How to show that $P(R)$ is contained in $\operatorname{Nil}(R)$ (where $R$ is a noncommutative ring with identity)?
Definitions I am using:
- A nil right ideal is one whose elements are all nilpotent.
- A prime ideal is a two sided ideal which satisfies the property: $aRb$ contained in $I$ implies $a$ is in $I$ or $b$ is in $I$.
- $P(R)$ is the intersection of all prime ideals.
- $\operatorname{Nil}(R)$ is the sum of all right nil ideals of $R$.
This is easy since $P(R)$ is a nil ideal. Happily, this can be seen using ideas from the commutative theory.
Proof
Suppose to the contrary that $x\in P(R)$ isn't nilpotent. Then $\{1,x,x^2,x^3\dots\}$ is a multiplicatively closed system disjoint from $\{0\}$. Using the usual Zorn's lemma argument, find an ideal $I$ which is maximal with respect to being disjoint from the powers of $x$.

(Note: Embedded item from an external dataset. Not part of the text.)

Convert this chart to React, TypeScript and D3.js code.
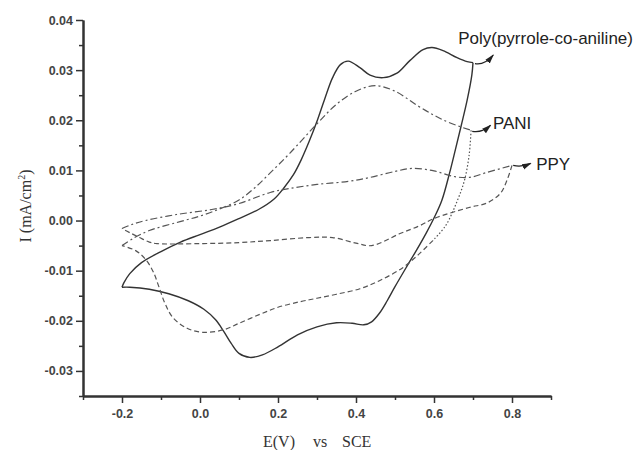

We first contend that $I$ is a prime ideal. Let $aRb\subseteq I$ with $a,b\notin I$. By maximality, $x^n\in RaR+I$ for some $n$, and $x^k\in RbR+I$ for some $k$. But then $x^{n+k}\in(RaR+I)(RbR+I)\subseteq I$, a contradiction. Thus at least one of $a,b$ is in $I$, proving the primeness of $I$.
But the existence of this prime ideal $I$ disjoint from the powers of $x$ witnesses that $x\notin P(R)$, which is a contradiction. Therefore $x$ is nilpotent.
Thus $P(R)$ is a nil ideal, and is thus trivially contained in $Nil(R)$.